What will be the promoter holding in each of the three companies? Any plans to divest?
We are above 50 per cent in all three. I have not sold a single share in my life.
How smooth will this transition be from a family-managed business to professionally-managed one?
We're adopting a hybrid approach. I'm committed to driving shareholder value as the Group CEO and will continue to lead the organisation unless God forbid, I get hit by a bus. I'm creating these boards to ensure a blend of expertise and perspectives. I don't claim to be the smartest person. I believe in the collective wisdom of the group. Therefore, I'm surrounding myself with talented individuals, as evident in the high-caliber board we've assembled. Similarly, I plan to establish quality boards for our real estate and engineering verticals, ensuring we have the best minds guiding our growth.
The retail landscape has changed so much with so many new brands and foreign players entering the fray.
Raymond is an iconic brand, which will be celebrating its 100th year soon. While competition is inevitable, our brand's strength and resilience have enabled us to thrive. Today, we are among the top 10 brands in India, according to the brand survey report.
Are you ramping up the wedding collection business? Also, any plans to venture into women’s wear?

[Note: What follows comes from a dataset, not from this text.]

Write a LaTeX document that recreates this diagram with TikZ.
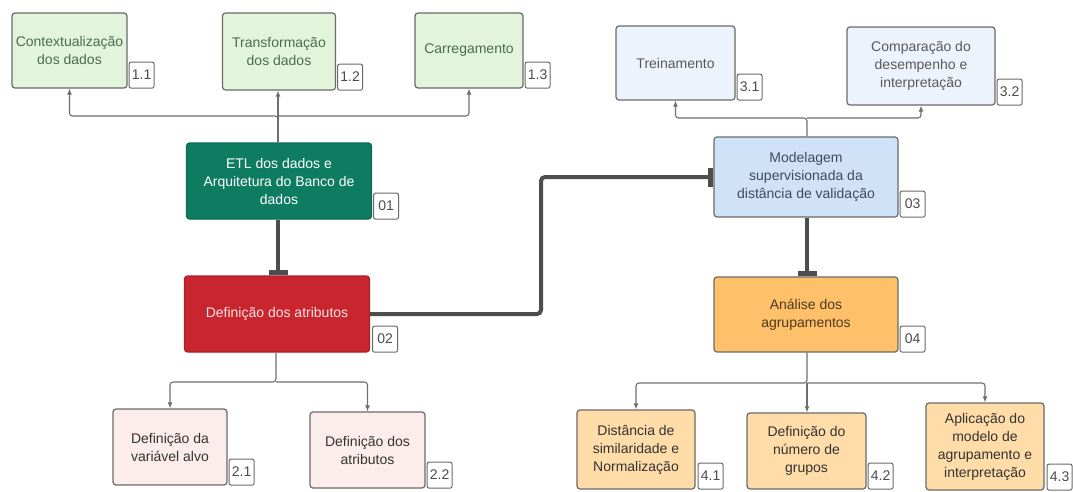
\documentclass[tikz,border=0pt]{standalone}
\usepackage{fontspec}
\setmainfont{Liberation Sans}
\usepackage{xcolor}
\usepackage{tikz}
\usetikzlibrary{arrows.meta,positioning,calc}
\definecolor{edge}{HTML}{6A6A6A}
\definecolor{greenfill}{HTML}{E2F5DC}
\definecolor{greentext}{HTML}{4C6B4C}
\definecolor{etlfill}{HTML}{0E7C61}
\definecolor{redfill}{HTML}{C9252F}
\definecolor{redtext}{HTML}{FBE3E4}
\definecolor{pinkfill}{HTML}{FDECEC}
\definecolor{paleblue}{HTML}{EDF3FC}
\definecolor{bluefill}{HTML}{CFE2F8}
\definecolor{bluetext}{HTML}{3B4A63}
\definecolor{orangefill}{HTML}{FFC06A}
\definecolor{peachfill}{HTML}{FFDCA8}
\definecolor{linkgray}{HTML}{6E6E6E}
\definecolor{heavygray}{HTML}{4D4D4D}

\begin{document}
\begin{tikzpicture}[x=1pt,y=-1pt,
          every node/.style={font=\fontsize{14}{18}\selectfont},
          box/.style={draw=edge,rounded corners=3pt,line width=1.2pt,align=center,inner sep=2pt},
          greenbox/.style={box,fill=greenfill,text=greentext},
          etlbox/.style={box,draw=etlfill!85!black,fill=etlfill,text=white},
          redbox/.style={box,draw=redfill!85!black,fill=redfill,text=redtext},
          pinkbox/.style={box,fill=pinkfill,text=black!80},
          paleblue box/.style={box,fill=paleblue,text=black!65},
          bluebox/.style={box,fill=bluefill,text=bluetext},
          orangebox/.style={box,fill=orangefill,text=black!70!orangefill},
          peachbox/.style={box,fill=peachfill,text=black!80},
          tagbox/.style={draw=edge,fill=white,rounded corners=2pt,line width=1pt,
                         minimum width=25pt,minimum height=26pt,inner sep=1pt,
                         text=black!70,anchor=south west},
          link/.style={-{Latex[length=6pt,width=5pt]},draw=linkgray,line width=1.1pt,rounded corners=3pt},
          heavy/.style={-{Rectangle[length=5pt,width=19pt]},draw=heavygray,line width=4pt,rounded corners=4pt}
      ]
        \useasboundingbox (0,0) rectangle (1073,491);

        % step 1 and its parts
        \node[etlbox,minimum width=185pt,minimum height=76pt] (b01) at (279,181)
          {ETL dos dados e\\Arquitetura do Banco de\\dados};
        \node[greenbox,minimum width=115pt,minimum height=75pt] (b11) at (69.5,50.5)
          {Contextualização\\dos dados};
        \node[greenbox,minimum width=113pt,minimum height=77pt] (b12) at (279,51.5)
          {Transformação\\dos dados};
        \node[greenbox,minimum width=108pt,minimum height=75pt] (b13) at (469,50.5)
          {Carregamento};

        % step 2 and its parts
        \node[redbox,minimum width=185pt,minimum height=76pt] (b02) at (277,314)
          {Definição dos atributos};
        \node[pinkbox,minimum width=114pt,minimum height=76pt] (b21) at (170,447)
          {Definição da\\variável alvo};
        \node[pinkbox,minimum width=115pt,minimum height=76pt] (b22) at (367.5,450)
          {Definição dos\\atributos};

        % step 3 and its parts
        \node[bluebox,minimum width=184pt,minimum height=80pt] (b03) at (806,177)
          {Modelagem\\supervisionada da\\distância de validação};
        \node[paleblue box,minimum width=119pt,minimum height=74pt] (b31) at (675.5,63)
          {Treinamento};
        \node[paleblue box,minimum width=148pt,minimum height=78pt] (b32) at (921,66)
          {Comparação do\\desempenho e\\interpretação};

        % step 4 and its parts
        \node[orangebox,minimum width=184pt,minimum height=75pt] (b04) at (806,314.5)
          {Análise dos\\agrupamentos};
        \node[peachbox,minimum width=118pt,minimum height=79pt] (b41) at (636,449.5)
          {Distância de\\similaridade e\\Normalização};
        \node[peachbox,minimum width=119pt,minimum height=76pt] (b42) at (806.5,451)
          {Definição do\\número de\\grupos};
        \node[peachbox,minimum width=118pt,minimum height=87pt] (b43) at (985,446.5)
          {Aplicação do\\modelo de\\agrupamento e\\interpretação};

        % number tags
        \node[tagbox] (t01) at ([xshift=1pt]b01.south east) {01};
        \node[tagbox] (t11) at ([xshift=1pt]b11.south east) {1.1};
        \node[tagbox] (t12) at ([xshift=1pt]b12.south east) {1.2};
        \node[tagbox] (t13) at ([xshift=1pt]b13.south east) {1.3};
        \node[tagbox] (t02) at ([xshift=2pt]b02.south east) {02};
        \node[tagbox] (t21) at ([xshift=1pt]b21.south east) {2.1};
        \node[tagbox] (t22) at ([xshift=1pt]b22.south east) {2.2};
        \node[tagbox] (t03) at ([xshift=1pt]b03.south east) {03};
        \node[tagbox] (t31) at ([xshift=1pt]b31.south east) {3.1};
        \node[tagbox] (t32) at ([xshift=1pt]b32.south east) {3.2};
        \node[tagbox] (t04) at ([xshift=1pt]b04.south east) {04};
        \node[tagbox] (t41) at ([xshift=2pt]b41.south east) {4.1};
        \node[tagbox] (t42) at ([xshift=1pt]b42.south east) {4.2};
        \node[tagbox] (t43) at ([xshift=2pt]b43.south east) {4.3};

        % branch points
        \coordinate (j1) at (278,116);
        \coordinate (j2) at (276,382);
        \coordinate (j3) at (807,118);
        \coordinate (j4) at (807,383);
        \coordinate (k) at (541,0);

        \draw[link] (b01.north -| j1) -- (j1) -| (b11);
        \draw[link] (j1) -| (b13);
        \draw[link] (b01.north -| j1) -- (j1 |- b12.south);
        \draw[link] (b02.south -| j2) -- (j2) -| (b21);
        \draw[link] (j2) -| (b22);
        \draw[link] (b03.north -| j3) -- (j3) -| (b31);
        \draw[link] (j3) -| (b32);
        \draw[link] (b04.south -| j4) -- (j4) -| (b41);
        \draw[link] (j4) -- (j4 |- b42.north);
        \draw[link] (j4) -| (b43);

        \draw[heavy] (b01.south -| j1) -- (b02.north -| j1);
        \draw[heavy] (b02.east) -- (b02.east -| k) -- (k |- b03.west) -- (b03.west);
        \draw[heavy] (b03.south -| j3) -- (b04.north -| j3);
      \end{tikzpicture}
\end{document}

We're focused on expanding our wedding collection business, but we're not venturing into women's wear just yet. Our priority is to fully leverage the potential within the Raymond brand itself. We're exploring various verticals, such as sleepwear, which we launched this year and plan to scale up, capitalising on the lack of branded players in this space. Our vision for Raymond Lifestyle is to become a comprehensive lifestyle company, unlike others in the market that focus on niche areas. This approach will unlock significant value and drive margin expansion through economies of scale. We've invested in capacity expansion a couple of years ago, which is now coming online, positioning us to capitalise on the opportunities arising from the challenges in Bangladesh.